Les médecins, qui rechignaient parfois à transmettre leur savoir, sont désormais obligés de former des élèves. Quant aux paysans, ils sont encouragés à cultiver des plantes médicinales, achetées ensuite par l'Etat.

"L'influence de la médecine traditionnelle reste pourtant limitée, en raison du pouvoir de la science. Tout ce qui n'est pas scientifique est stupide, pensent les gens. Et en particulier les Chinois !", note Lan Jirui.

Certains chercheurs, comme Chen Qiguang, de l'Académie des Sciences sociales, plaident ainsi pour que la médecine chinoise soit enseignée dès l'école primaire, que des brevets protègent mieux les médicaments et que les médecins soient davantage contrôlés.

- 'Egoïsme' -

Ceux-ci doivent avoir au minimum une licence universitaire (cinq ans) ou effectuer un apprentissage.
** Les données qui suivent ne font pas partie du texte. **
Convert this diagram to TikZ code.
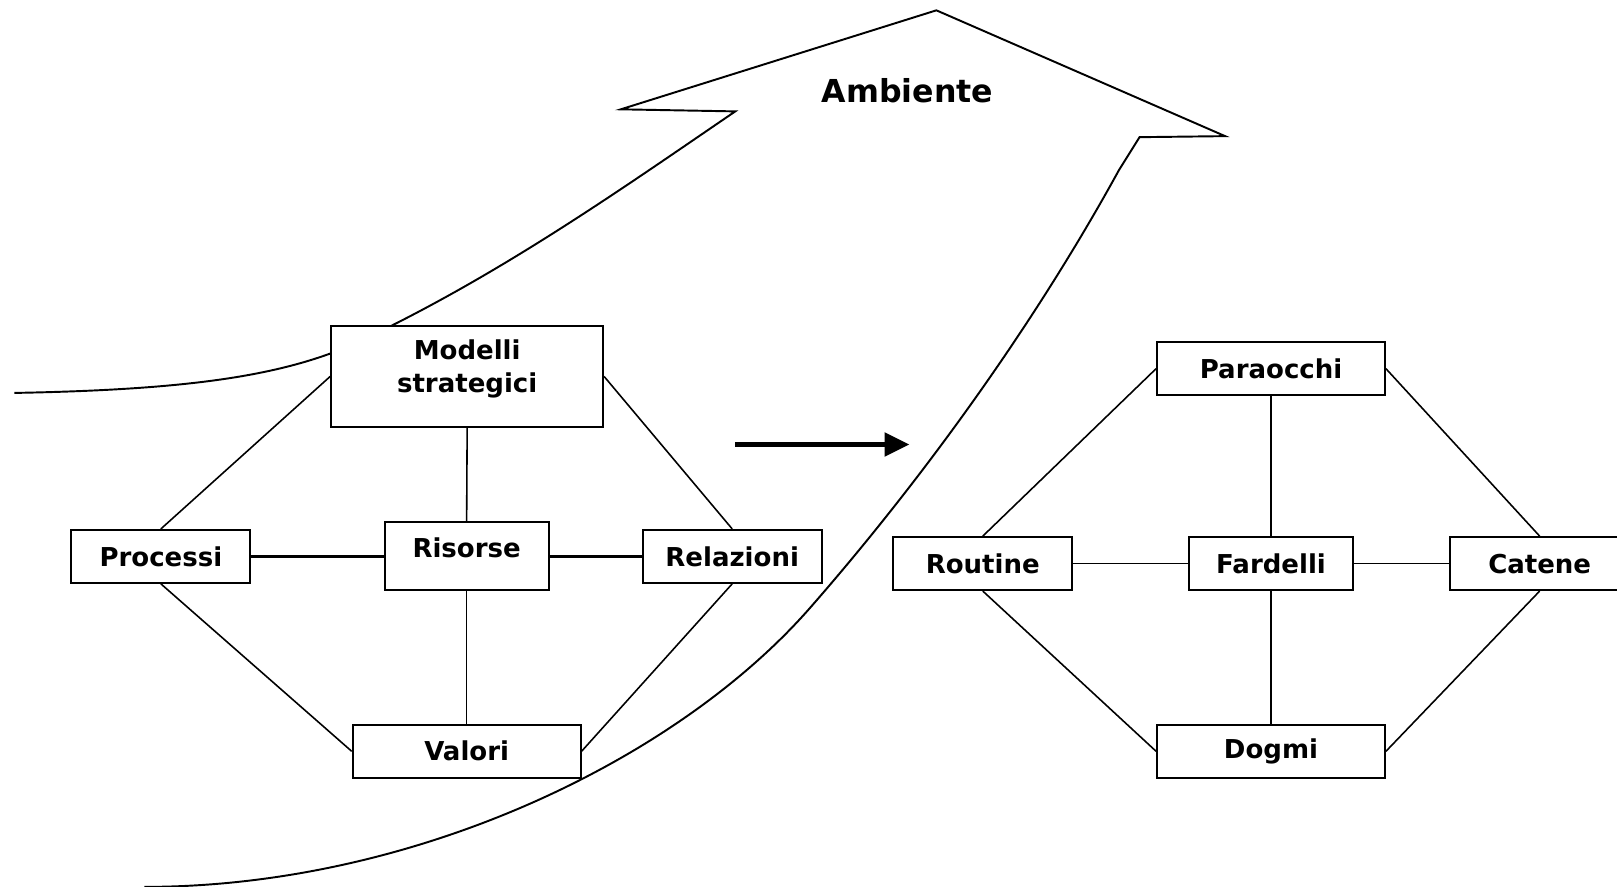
\documentclass[tikz,border=0pt]{standalone}
\usepackage{fontspec}
\setmainfont{DejaVu Sans}
\usetikzlibrary{arrows.meta}

\begin{document}
\begin{tikzpicture}[x=0.0103125cm, y=-0.0103125cm,
	box/.style={draw, fill=white, line width=0.55pt, inner sep=0pt, align=center,
		minimum height=\boxh, font=\fontsize{7.4}{9.6}\selectfont\bfseries},
	link/.style={line width=0.45pt},
	wide link/.style={line width=0.9pt}]
	\useasboundingbox (0,0) rectangle (1568,860);

	\newcommand*{\boxh}{0.53cm} % box height

	% the environment arrow
	\draw[line width=0.55pt] (14,381) .. controls (180,378) and (270,365) .. (340,335)
		.. controls (480,270) and (600,185) .. (713,108) -- (602,106) -- (908,10)
		-- (1188,132) -- (1105,133) -- (1085,165)
		.. controls (1000,320) and (890,470) .. (785,590)
		.. controls (655,738) and (400,860) .. (140,860);
	\node[font=\fontsize{9}{11}\selectfont\bfseries] (ambiente) at (880,88) {Ambiente};

	% left: the firm
	\node[box, minimum width=2.72cm, minimum height=1.01cm, text depth=5.9pt] (modelli) at (453,365) {Modelli\\strategici};
	\node[box, minimum width=1.79cm] (processi) at (156,539.5) {Processi};
	\node[box, minimum width=1.64cm, minimum height=0.68cm, text depth=4.7pt] (risorse) at (452.5,539.5) {Risorse};
	\node[box, minimum width=1.79cm] (relazioni) at (710,539.5) {Relazioni};
	\node[box, minimum width=2.28cm] (valori) at (452.5,728.5) {Valori};

	\draw[link] (modelli.west) -- (processi.north);
	\draw[link] (modelli.east) -- (relazioni.north);
	\draw[link] (modelli.south) -- (risorse.north);
	\draw[wide link] (processi.east) -- (risorse.west);
	\draw[wide link] (risorse.east) -- (relazioni.west);
	\draw[link] (risorse.south) -- (valori.north);
	\draw[link] (processi.south) -- (valori.west);
	\draw[link] (relazioni.south) -- (valori.east);

	% right: what it becomes
	\node[box, minimum width=2.28cm] (paraocchi) at (1232.5,357.5) {Paraocchi};
	\node[box, minimum width=1.79cm] (routine) at (953,546.5) {Routine};
	\node[box, minimum width=1.64cm] (fardelli) at (1232.5,546.5) {Fardelli};
	\node[box, minimum width=1.79cm] (catene) at (1493,546.5) {Catene};
	\node[box, minimum width=2.28cm] (dogmi) at (1232.5,728.5) {Dogmi};

	\draw[link] (paraocchi.west) -- (routine.north);
	\draw[link] (paraocchi.east) -- (catene.north);
	\draw[link] (paraocchi.south) -- (fardelli.north);
	\draw[link] (routine.east) -- (fardelli.west);
	\draw[link] (fardelli.east) -- (catene.west);
	\draw[link] (fardelli.south) -- (dogmi.north);
	\draw[link] (routine.south) -- (dogmi.west);
	\draw[link] (catene.south) -- (dogmi.east);

	\coordinate (shift a) at (713,431);
	\coordinate (shift b) at (882,431);
	\draw[line width=1.5pt, -{Triangle[length=2.5mm, width=2.3mm]}] (shift a) -- (shift b);

\end{tikzpicture}
\end{document}
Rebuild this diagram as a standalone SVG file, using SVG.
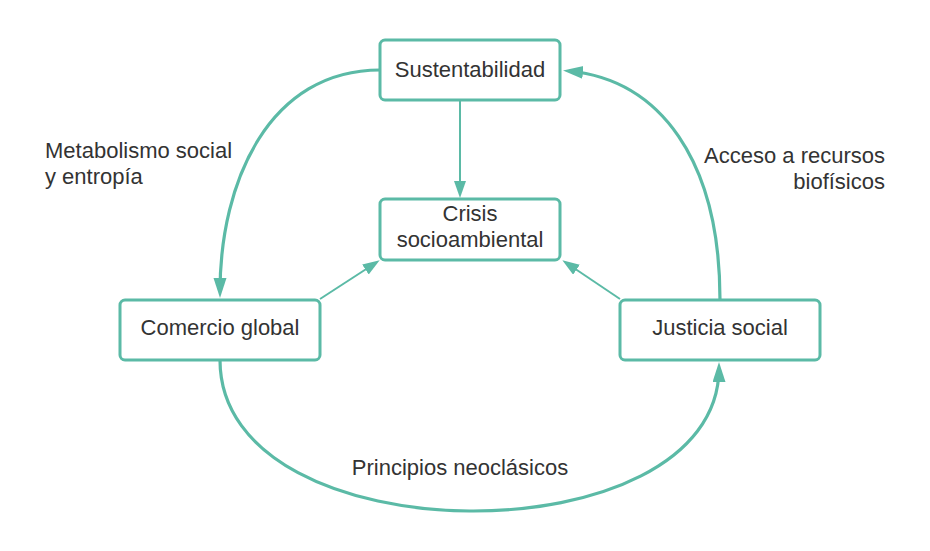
<svg xmlns="http://www.w3.org/2000/svg" width="930" height="551" viewBox="0 0 930 551">
  <style>
    .box { fill: #ffffff; stroke: #5bbaa6; stroke-width: 3; }
    .lbl { font-family: "Liberation Sans", Arial, sans-serif; font-size: 22px; fill: #333333; }
    .thick { fill: none; stroke: #5bbaa6; stroke-width: 3.2; }
    .thin { fill: none; stroke: #5bbaa6; stroke-width: 2; }
  </style>
  <defs>
    <marker id="ahThick" markerUnits="userSpaceOnUse" markerWidth="22" markerHeight="14" refX="14" refY="6.5" orient="auto">
      <path d="M0,0 L20,6.5 L0,13 z" fill="#5bbaa6"/>
    </marker>
    <marker id="ahThin" markerUnits="userSpaceOnUse" markerWidth="18" markerHeight="13" refX="12" refY="6" orient="auto">
      <path d="M0,0 L17,6 L0,12 z" fill="#5bbaa6"/>
    </marker>
  </defs>
  <rect width="930" height="551" fill="#ffffff"/>

  <g id="connectors">
    <path class="thin" d="M460,101 L460,193" marker-end="url(#ahThin)"/>
    <path class="thin" d="M320,299 L375.5,263" marker-end="url(#ahThin)"/>
    <path class="thin" d="M620,299 L566.5,263" marker-end="url(#ahThin)"/>
    <path class="thick" d="M380,70 C270,70 220,180 220,292" marker-end="url(#ahThick)"/>
    <path class="thick" d="M720,300 C720,160 660,80 569,71" marker-end="url(#ahThick)"/>
    <path class="thick" d="M220,360 C220,560 719,560 719,368" marker-end="url(#ahThick)"/>
  </g>

  <g id="edge-labels">
    <text class="lbl" x="45" y="157.5">Metabolismo social</text>
    <text class="lbl" x="45" y="183.5">y entropía</text>
    <text class="lbl" x="885" y="163" text-anchor="end">Acceso a recursos</text>
    <text class="lbl" x="885" y="189" text-anchor="end">biofísicos</text>
    <text class="lbl" x="460" y="475" text-anchor="middle">Principios neoclásicos</text>
  </g>

  <g id="node-sustentabilidad">
    <rect class="box" x="380" y="40" width="180" height="60" rx="5"/>
    <text class="lbl" x="470" y="76.5" text-anchor="middle">Sustentabilidad</text>
  </g>
  <g id="node-crisis">
    <rect class="box" x="380" y="199" width="180" height="61" rx="5"/>
    <text class="lbl" x="470" y="221" text-anchor="middle">Crisis</text>
    <text class="lbl" x="470" y="247" text-anchor="middle">socioambiental</text>
  </g>
  <g id="node-comercio">
    <rect class="box" x="120" y="300" width="200" height="60" rx="5"/>
    <text class="lbl" x="220" y="335" text-anchor="middle">Comercio global</text>
  </g>
  <g id="node-justicia">
    <rect class="box" x="620" y="300" width="200" height="60" rx="5"/>
    <text class="lbl" x="720" y="335" text-anchor="middle">Justicia social</text>
  </g>
</svg>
Le plus important étant ensuite la pratique, en hôpital, qui permettra de préparer le certificat professionnel indispensable pour exercer.

Basée sur les écrits anciens, la médecine traditionnelle n'exclut cependant pas la recherche. L'Académie des Sciences médicales chinoises planche ainsi actuellement sur l'efficacité de l'acupuncture, sur des combinaisons innovantes de plantes pour les maladies cardiovasculaires et sur un nouveau traitement de la cataracte.

Même l'ancienne génération ne rechigne plus à faire appel aux équipements modernes. "Les radios ou les IRM constituent une aide", concède Tian Helu. "Mais l'influence de la médecine occidentale doit se limiter à cela", estime-t-il.

En Occident, la médecine chinoise gagne en reconnaissance. L'acupuncture donne de bons résultats dans le traitement des douleurs lombaires et de l'insomnie, selon un rapport en France de l'Institut national de la santé et de la recherche médicale (Inserm).

L'arsenic, poison utilisé dans la médecine chinoise, s'est également montré efficace contre une forme de leucémie, a conclu une équipe franco-chinoise dont les travaux ont été publiés dans la revue américaine de référence Cancer Cell en 2010.

"Mais les gouvernements occidentaux sont embarrassés", estime Lan Jirui. "D'un côté, ils sont conscients des bienfaits de la médecine chinoise et des économies qu'elle pourrait générer dans leur système de santé. De l'autre, ils limitent son influence, car ils ne veulent pas qu'elle prenne des parts de marché à la médecine occidentale. C'est de l'égoïsme", dit-il.

Le Nobel de médecine 2015 a également récompensé l'Irlandais William C. Campbell et le Japonais Satoshi Omura pour leur traitement des infections parasitaires.